⟨
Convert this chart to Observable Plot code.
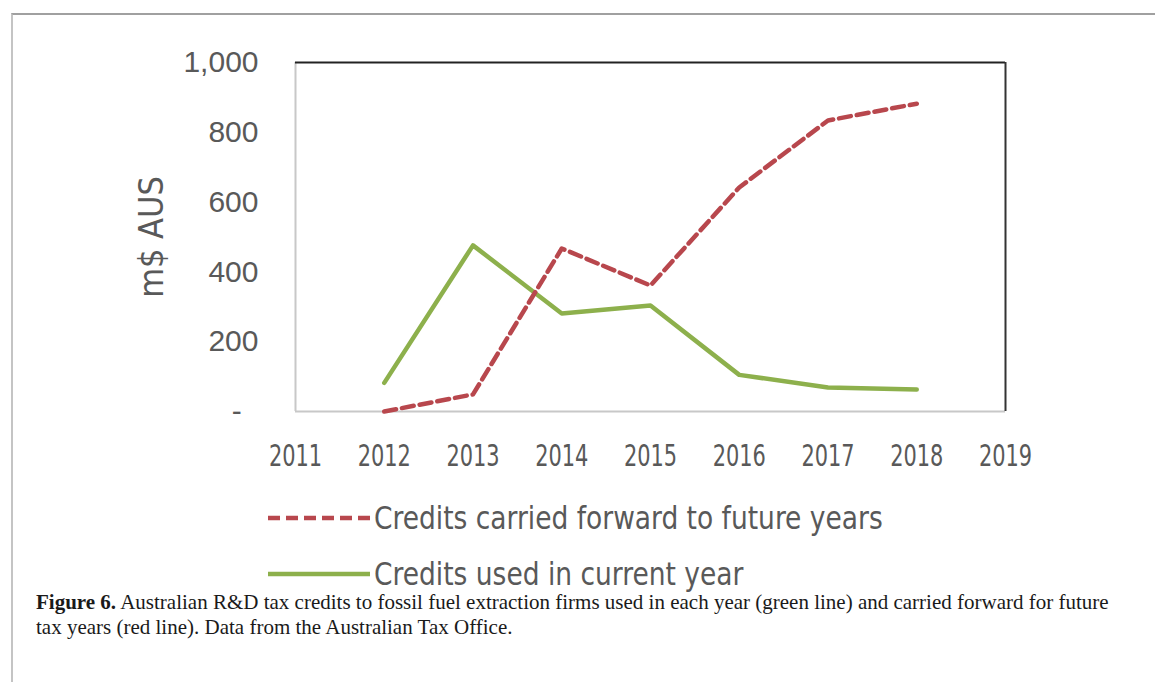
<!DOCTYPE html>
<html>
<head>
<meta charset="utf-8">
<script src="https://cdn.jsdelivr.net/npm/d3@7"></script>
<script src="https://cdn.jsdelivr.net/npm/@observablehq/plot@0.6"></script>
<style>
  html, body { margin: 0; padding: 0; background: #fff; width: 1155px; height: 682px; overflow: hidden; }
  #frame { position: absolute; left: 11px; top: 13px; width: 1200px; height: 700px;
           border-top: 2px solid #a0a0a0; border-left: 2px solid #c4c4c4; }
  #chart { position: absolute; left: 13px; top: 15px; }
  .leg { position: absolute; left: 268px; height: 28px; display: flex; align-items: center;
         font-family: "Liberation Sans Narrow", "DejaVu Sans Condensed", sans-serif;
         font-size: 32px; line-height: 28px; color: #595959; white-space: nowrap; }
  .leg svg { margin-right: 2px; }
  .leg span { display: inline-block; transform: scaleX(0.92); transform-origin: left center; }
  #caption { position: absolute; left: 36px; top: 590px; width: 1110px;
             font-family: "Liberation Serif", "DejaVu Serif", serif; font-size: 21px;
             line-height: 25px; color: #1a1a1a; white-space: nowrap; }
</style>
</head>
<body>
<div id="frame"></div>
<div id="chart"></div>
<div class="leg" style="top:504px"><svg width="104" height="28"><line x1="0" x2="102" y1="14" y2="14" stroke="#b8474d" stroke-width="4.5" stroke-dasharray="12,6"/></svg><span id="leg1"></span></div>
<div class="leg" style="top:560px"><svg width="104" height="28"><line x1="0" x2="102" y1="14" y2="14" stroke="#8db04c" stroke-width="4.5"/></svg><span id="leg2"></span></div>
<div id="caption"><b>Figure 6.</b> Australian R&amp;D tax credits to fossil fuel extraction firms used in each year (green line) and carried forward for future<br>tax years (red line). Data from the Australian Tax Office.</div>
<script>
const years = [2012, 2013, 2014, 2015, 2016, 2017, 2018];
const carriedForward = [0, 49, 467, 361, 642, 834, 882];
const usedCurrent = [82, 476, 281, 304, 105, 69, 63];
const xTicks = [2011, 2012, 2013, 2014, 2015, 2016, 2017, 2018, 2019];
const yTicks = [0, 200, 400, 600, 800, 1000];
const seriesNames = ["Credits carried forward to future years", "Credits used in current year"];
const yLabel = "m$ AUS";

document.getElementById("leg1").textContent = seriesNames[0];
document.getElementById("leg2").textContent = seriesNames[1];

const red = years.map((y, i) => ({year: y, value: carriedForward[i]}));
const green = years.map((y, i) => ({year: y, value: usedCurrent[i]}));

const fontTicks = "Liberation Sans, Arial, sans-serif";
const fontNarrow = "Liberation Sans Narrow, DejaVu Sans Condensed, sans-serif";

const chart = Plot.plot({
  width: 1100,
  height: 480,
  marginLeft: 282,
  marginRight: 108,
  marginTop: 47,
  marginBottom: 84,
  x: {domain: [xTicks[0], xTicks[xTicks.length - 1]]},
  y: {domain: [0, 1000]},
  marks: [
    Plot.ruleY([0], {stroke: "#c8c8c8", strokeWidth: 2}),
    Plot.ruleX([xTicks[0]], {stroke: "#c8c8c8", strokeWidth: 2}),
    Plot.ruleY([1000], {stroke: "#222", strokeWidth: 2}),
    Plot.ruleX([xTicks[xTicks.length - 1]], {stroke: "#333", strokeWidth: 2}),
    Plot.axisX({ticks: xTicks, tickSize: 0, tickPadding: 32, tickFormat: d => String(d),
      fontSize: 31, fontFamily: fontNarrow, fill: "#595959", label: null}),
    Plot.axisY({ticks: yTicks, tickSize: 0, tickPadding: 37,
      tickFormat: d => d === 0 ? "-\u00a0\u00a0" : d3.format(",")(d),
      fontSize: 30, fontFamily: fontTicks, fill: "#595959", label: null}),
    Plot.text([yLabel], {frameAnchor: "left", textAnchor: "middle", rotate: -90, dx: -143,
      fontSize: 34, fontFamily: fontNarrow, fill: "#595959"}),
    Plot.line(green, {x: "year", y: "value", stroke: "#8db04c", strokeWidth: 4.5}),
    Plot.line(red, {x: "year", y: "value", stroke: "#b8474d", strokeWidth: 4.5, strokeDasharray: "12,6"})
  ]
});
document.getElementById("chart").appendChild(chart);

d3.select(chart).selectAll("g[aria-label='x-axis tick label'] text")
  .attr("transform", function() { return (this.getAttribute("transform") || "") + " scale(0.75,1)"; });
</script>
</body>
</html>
⟩
■ **What the exercise asks**
Copy the listing over exactly, skipping the pictures it holds.

■ **Solution to this exercise**
Convert this chart to Observable Plot code.
<!DOCTYPE html>
<html>
<head>
<meta charset="utf-8">
<script src="https://cdn.jsdelivr.net/npm/d3@7"></script>
<script src="https://cdn.jsdelivr.net/npm/@observablehq/plot@0.6"></script>
<style>
  html, body { margin: 0; padding: 0; background: #fff; width: 1155px; height: 682px; overflow: hidden; }
  #frame { position: absolute; left: 11px; top: 13px; width: 1200px; height: 700px;
           border-top: 2px solid #a0a0a0; border-left: 2px solid #c4c4c4; }
  #chart { position: absolute; left: 13px; top: 15px; }
  .leg { position: absolute; left: 268px; height: 28px; display: flex; align-items: center;
         font-family: "Liberation Sans Narrow", "DejaVu Sans Condensed", sans-serif;
         font-size: 32px; line-height: 28px; color: #595959; white-space: nowrap; }
  .leg svg { margin-right: 2px; }
  .leg span { display: inline-block; transform: scaleX(0.92); transform-origin: left center; }
  #caption { position: absolute; left: 36px; top: 590px; width: 1110px;
             font-family: "Liberation Serif", "DejaVu Serif", serif; font-size: 21px;
             line-height: 25px; color: #1a1a1a; white-space: nowrap; }
</style>
</head>
<body>
<div id="frame"></div>
<div id="chart"></div>
<div class="leg" style="top:504px"><svg width="104" height="28"><line x1="0" x2="102" y1="14" y2="14" stroke="#b8474d" stroke-width="4.5" stroke-dasharray="12,6"/></svg><span id="leg1"></span></div>
<div class="leg" style="top:560px"><svg width="104" height="28"><line x1="0" x2="102" y1="14" y2="14" stroke="#8db04c" stroke-width="4.5"/></svg><span id="leg2"></span></div>
<div id="caption"><b>Figure 6.</b> Australian R&amp;D tax credits to fossil fuel extraction firms used in each year (green line) and carried forward for future<br>tax years (red line). Data from the Australian Tax Office.</div>
<script>
const years = [2012, 2013, 2014, 2015, 2016, 2017, 2018];
const carriedForward = [0, 49, 467, 361, 642, 834, 882];
const usedCurrent = [82, 476, 281, 304, 105, 69, 63];
const xTicks = [2011, 2012, 2013, 2014, 2015, 2016, 2017, 2018, 2019];
const yTicks = [0, 200, 400, 600, 800, 1000];
const seriesNames = ["Credits carried forward to future years", "Credits used in current year"];
const yLabel = "m$ AUS";

document.getElementById("leg1").textContent = seriesNames[0];
document.getElementById("leg2").textContent = seriesNames[1];

const red = years.map((y, i) => ({year: y, value: carriedForward[i]}));
const green = years.map((y, i) => ({year: y, value: usedCurrent[i]}));

const fontTicks = "Liberation Sans, Arial, sans-serif";
const fontNarrow = "Liberation Sans Narrow, DejaVu Sans Condensed, sans-serif";

const chart = Plot.plot({
  width: 1100,
  height: 480,
  marginLeft: 282,
  marginRight: 108,
  marginTop: 47,
  marginBottom: 84,
  x: {domain: [xTicks[0], xTicks[xTicks.length - 1]]},
  y: {domain: [0, 1000]},
  marks: [
    Plot.ruleY([0], {stroke: "#c8c8c8", strokeWidth: 2}),
    Plot.ruleX([xTicks[0]], {stroke: "#c8c8c8", strokeWidth: 2}),
    Plot.ruleY([1000], {stroke: "#222", strokeWidth: 2}),
    Plot.ruleX([xTicks[xTicks.length - 1]], {stroke: "#333", strokeWidth: 2}),
    Plot.axisX({ticks: xTicks, tickSize: 0, tickPadding: 32, tickFormat: d => String(d),
      fontSize: 31, fontFamily: fontNarrow, fill: "#595959", label: null}),
    Plot.axisY({ticks: yTicks, tickSize: 0, tickPadding: 37,
      tickFormat: d => d === 0 ? "-\u00a0\u00a0" : d3.format(",")(d),
      fontSize: 30, fontFamily: fontTicks, fill: "#595959", label: null}),
    Plot.text([yLabel], {frameAnchor: "left", textAnchor: "middle", rotate: -90, dx: -143,
      fontSize: 34, fontFamily: fontNarrow, fill: "#595959"}),
    Plot.line(green, {x: "year", y: "value", stroke: "#8db04c", strokeWidth: 4.5}),
    Plot.line(red, {x: "year", y: "value", stroke: "#b8474d", strokeWidth: 4.5, strokeDasharray: "12,6"})
  ]
});
document.getElementById("chart").appendChild(chart);

d3.select(chart).selectAll("g[aria-label='x-axis tick label'] text")
  .attr("transform", function() { return (this.getAttribute("transform") || "") + " scale(0.75,1)"; });
</script>
</body>
</html>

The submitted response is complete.